(Aim): Write out the listing below in full and exactly, leaving out every picture.

(Data provided):
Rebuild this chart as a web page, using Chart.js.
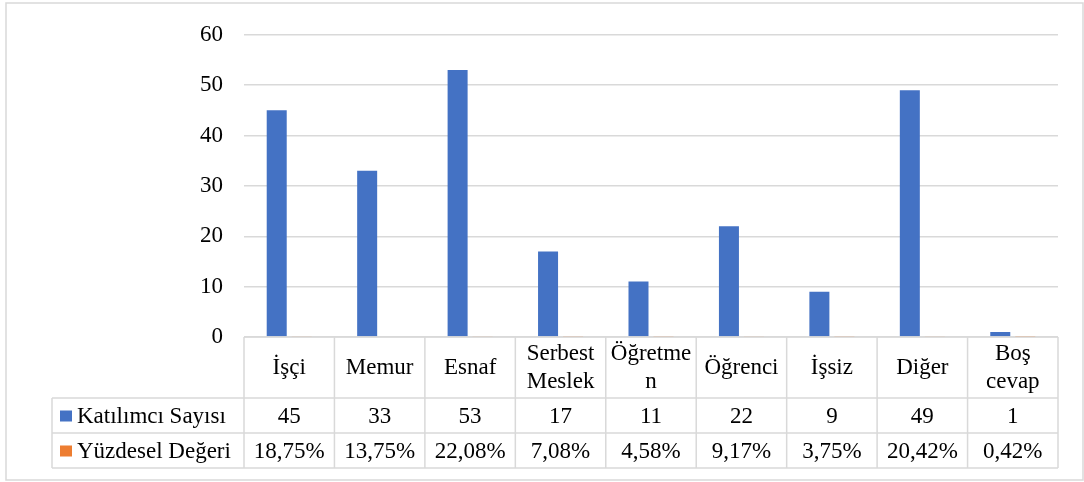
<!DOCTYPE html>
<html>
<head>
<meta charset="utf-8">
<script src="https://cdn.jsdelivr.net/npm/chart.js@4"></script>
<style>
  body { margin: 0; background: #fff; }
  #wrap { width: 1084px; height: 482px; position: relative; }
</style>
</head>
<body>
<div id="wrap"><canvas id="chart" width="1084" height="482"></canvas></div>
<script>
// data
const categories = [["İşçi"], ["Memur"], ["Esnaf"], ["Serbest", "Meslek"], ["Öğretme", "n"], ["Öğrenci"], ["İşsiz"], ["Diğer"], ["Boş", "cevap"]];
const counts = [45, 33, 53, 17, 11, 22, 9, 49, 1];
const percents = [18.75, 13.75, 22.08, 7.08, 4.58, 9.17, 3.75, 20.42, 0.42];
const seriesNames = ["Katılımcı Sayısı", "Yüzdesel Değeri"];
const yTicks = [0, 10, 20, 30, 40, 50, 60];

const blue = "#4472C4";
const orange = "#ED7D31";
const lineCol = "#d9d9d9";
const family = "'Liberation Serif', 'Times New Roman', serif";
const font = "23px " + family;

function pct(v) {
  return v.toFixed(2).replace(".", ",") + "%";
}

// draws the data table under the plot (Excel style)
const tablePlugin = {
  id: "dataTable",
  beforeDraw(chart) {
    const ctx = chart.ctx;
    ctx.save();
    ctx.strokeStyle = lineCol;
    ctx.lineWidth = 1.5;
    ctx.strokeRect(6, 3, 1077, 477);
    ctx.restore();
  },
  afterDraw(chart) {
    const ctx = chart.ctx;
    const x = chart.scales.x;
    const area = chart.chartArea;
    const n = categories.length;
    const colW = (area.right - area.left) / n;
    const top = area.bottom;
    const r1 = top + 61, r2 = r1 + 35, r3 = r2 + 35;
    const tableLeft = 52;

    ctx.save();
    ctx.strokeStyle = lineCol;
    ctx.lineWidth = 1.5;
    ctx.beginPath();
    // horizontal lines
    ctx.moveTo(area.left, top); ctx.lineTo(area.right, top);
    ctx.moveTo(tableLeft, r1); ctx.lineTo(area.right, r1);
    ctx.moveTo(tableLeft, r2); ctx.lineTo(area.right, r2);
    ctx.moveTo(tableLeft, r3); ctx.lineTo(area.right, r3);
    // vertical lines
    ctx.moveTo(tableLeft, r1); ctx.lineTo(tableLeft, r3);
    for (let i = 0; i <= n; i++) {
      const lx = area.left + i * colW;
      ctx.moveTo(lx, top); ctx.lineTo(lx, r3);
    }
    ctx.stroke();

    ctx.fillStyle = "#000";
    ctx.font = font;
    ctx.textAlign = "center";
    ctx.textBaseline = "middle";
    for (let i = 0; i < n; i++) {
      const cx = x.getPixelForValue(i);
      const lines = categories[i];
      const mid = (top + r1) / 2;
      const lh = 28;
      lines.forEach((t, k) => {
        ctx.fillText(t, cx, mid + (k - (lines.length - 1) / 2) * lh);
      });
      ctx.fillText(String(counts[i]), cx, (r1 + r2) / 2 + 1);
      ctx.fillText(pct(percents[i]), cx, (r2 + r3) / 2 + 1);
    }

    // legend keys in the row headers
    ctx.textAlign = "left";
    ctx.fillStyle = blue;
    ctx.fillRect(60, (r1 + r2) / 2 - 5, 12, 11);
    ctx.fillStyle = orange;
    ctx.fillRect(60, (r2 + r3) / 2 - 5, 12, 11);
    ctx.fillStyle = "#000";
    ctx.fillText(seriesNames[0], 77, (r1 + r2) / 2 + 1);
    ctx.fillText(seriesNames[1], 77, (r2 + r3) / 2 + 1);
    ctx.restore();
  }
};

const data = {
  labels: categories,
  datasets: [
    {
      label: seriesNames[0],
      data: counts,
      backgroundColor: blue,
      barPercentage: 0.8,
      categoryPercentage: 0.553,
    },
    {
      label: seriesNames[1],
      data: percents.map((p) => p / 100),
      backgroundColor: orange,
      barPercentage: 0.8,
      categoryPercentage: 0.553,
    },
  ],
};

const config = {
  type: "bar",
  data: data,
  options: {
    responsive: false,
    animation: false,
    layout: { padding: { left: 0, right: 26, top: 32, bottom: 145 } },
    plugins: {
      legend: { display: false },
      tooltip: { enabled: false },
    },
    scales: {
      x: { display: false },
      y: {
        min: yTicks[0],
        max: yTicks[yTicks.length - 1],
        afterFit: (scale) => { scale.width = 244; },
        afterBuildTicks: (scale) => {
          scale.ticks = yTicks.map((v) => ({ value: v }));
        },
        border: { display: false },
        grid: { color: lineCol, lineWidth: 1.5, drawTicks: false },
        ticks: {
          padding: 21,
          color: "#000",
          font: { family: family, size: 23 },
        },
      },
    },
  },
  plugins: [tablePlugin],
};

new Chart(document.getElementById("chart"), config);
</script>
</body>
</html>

(Final result):
Rebuild this chart as a web page, using Chart.js.
<!DOCTYPE html>
<html>
<head>
<meta charset="utf-8">
<script src="https://cdn.jsdelivr.net/npm/chart.js@4"></script>
<style>
  body { margin: 0; background: #fff; }
  #wrap { width: 1084px; height: 482px; position: relative; }
</style>
</head>
<body>
<div id="wrap"><canvas id="chart" width="1084" height="482"></canvas></div>
<script>
// data
const categories = [["İşçi"], ["Memur"], ["Esnaf"], ["Serbest", "Meslek"], ["Öğretme", "n"], ["Öğrenci"], ["İşsiz"], ["Diğer"], ["Boş", "cevap"]];
const counts = [45, 33, 53, 17, 11, 22, 9, 49, 1];
const percents = [18.75, 13.75, 22.08, 7.08, 4.58, 9.17, 3.75, 20.42, 0.42];
const seriesNames = ["Katılımcı Sayısı", "Yüzdesel Değeri"];
const yTicks = [0, 10, 20, 30, 40, 50, 60];

const blue = "#4472C4";
const orange = "#ED7D31";
const lineCol = "#d9d9d9";
const family = "'Liberation Serif', 'Times New Roman', serif";
const font = "23px " + family;

function pct(v) {
  return v.toFixed(2).replace(".", ",") + "%";
}

// draws the data table under the plot (Excel style)
const tablePlugin = {
  id: "dataTable",
  beforeDraw(chart) {
    const ctx = chart.ctx;
    ctx.save();
    ctx.strokeStyle = lineCol;
    ctx.lineWidth = 1.5;
    ctx.strokeRect(6, 3, 1077, 477);
    ctx.restore();
  },
  afterDraw(chart) {
    const ctx = chart.ctx;
    const x = chart.scales.x;
    const area = chart.chartArea;
    const n = categories.length;
    const colW = (area.right - area.left) / n;
    const top = area.bottom;
    const r1 = top + 61, r2 = r1 + 35, r3 = r2 + 35;
    const tableLeft = 52;

    ctx.save();
    ctx.strokeStyle = lineCol;
    ctx.lineWidth = 1.5;
    ctx.beginPath();
    // horizontal lines
    ctx.moveTo(area.left, top); ctx.lineTo(area.right, top);
    ctx.moveTo(tableLeft, r1); ctx.lineTo(area.right, r1);
    ctx.moveTo(tableLeft, r2); ctx.lineTo(area.right, r2);
    ctx.moveTo(tableLeft, r3); ctx.lineTo(area.right, r3);
    // vertical lines
    ctx.moveTo(tableLeft, r1); ctx.lineTo(tableLeft, r3);
    for (let i = 0; i <= n; i++) {
      const lx = area.left + i * colW;
      ctx.moveTo(lx, top); ctx.lineTo(lx, r3);
    }
    ctx.stroke();

    ctx.fillStyle = "#000";
    ctx.font = font;
    ctx.textAlign = "center";
    ctx.textBaseline = "middle";
    for (let i = 0; i < n; i++) {
      const cx = x.getPixelForValue(i);
      const lines = categories[i];
      const mid = (top + r1) / 2;
      const lh = 28;
      lines.forEach((t, k) => {
        ctx.fillText(t, cx, mid + (k - (lines.length - 1) / 2) * lh);
      });
      ctx.fillText(String(counts[i]), cx, (r1 + r2) / 2 + 1);
      ctx.fillText(pct(percents[i]), cx, (r2 + r3) / 2 + 1);
    }

    // legend keys in the row headers
    ctx.textAlign = "left";
    ctx.fillStyle = blue;
    ctx.fillRect(60, (r1 + r2) / 2 - 5, 12, 11);
    ctx.fillStyle = orange;
    ctx.fillRect(60, (r2 + r3) / 2 - 5, 12, 11);
    ctx.fillStyle = "#000";
    ctx.fillText(seriesNames[0], 77, (r1 + r2) / 2 + 1);
    ctx.fillText(seriesNames[1], 77, (r2 + r3) / 2 + 1);
    ctx.restore();
  }
};

const data = {
  labels: categories,
  datasets: [
    {
      label: seriesNames[0],
      data: counts,
      backgroundColor: blue,
      barPercentage: 0.8,
      categoryPercentage: 0.553,
    },
    {
      label: seriesNames[1],
      data: percents.map((p) => p / 100),
      backgroundColor: orange,
      barPercentage: 0.8,
      categoryPercentage: 0.553,
    },
  ],
};

const config = {
  type: "bar",
  data: data,
  options: {
    responsive: false,
    animation: false,
    layout: { padding: { left: 0, right: 26, top: 32, bottom: 145 } },
    plugins: {
      legend: { display: false },
      tooltip: { enabled: false },
    },
    scales: {
      x: { display: false },
      y: {
        min: yTicks[0],
        max: yTicks[yTicks.length - 1],
        afterFit: (scale) => { scale.width = 244; },
        afterBuildTicks: (scale) => {
          scale.ticks = yTicks.map((v) => ({ value: v }));
        },
        border: { display: false },
        grid: { color: lineCol, lineWidth: 1.5, drawTicks: false },
        ticks: {
          padding: 21,
          color: "#000",
          font: { family: family, size: 23 },
        },
      },
    },
  },
  plugins: [tablePlugin],
};

new Chart(document.getElementById("chart"), config);
</script>
</body>
</html>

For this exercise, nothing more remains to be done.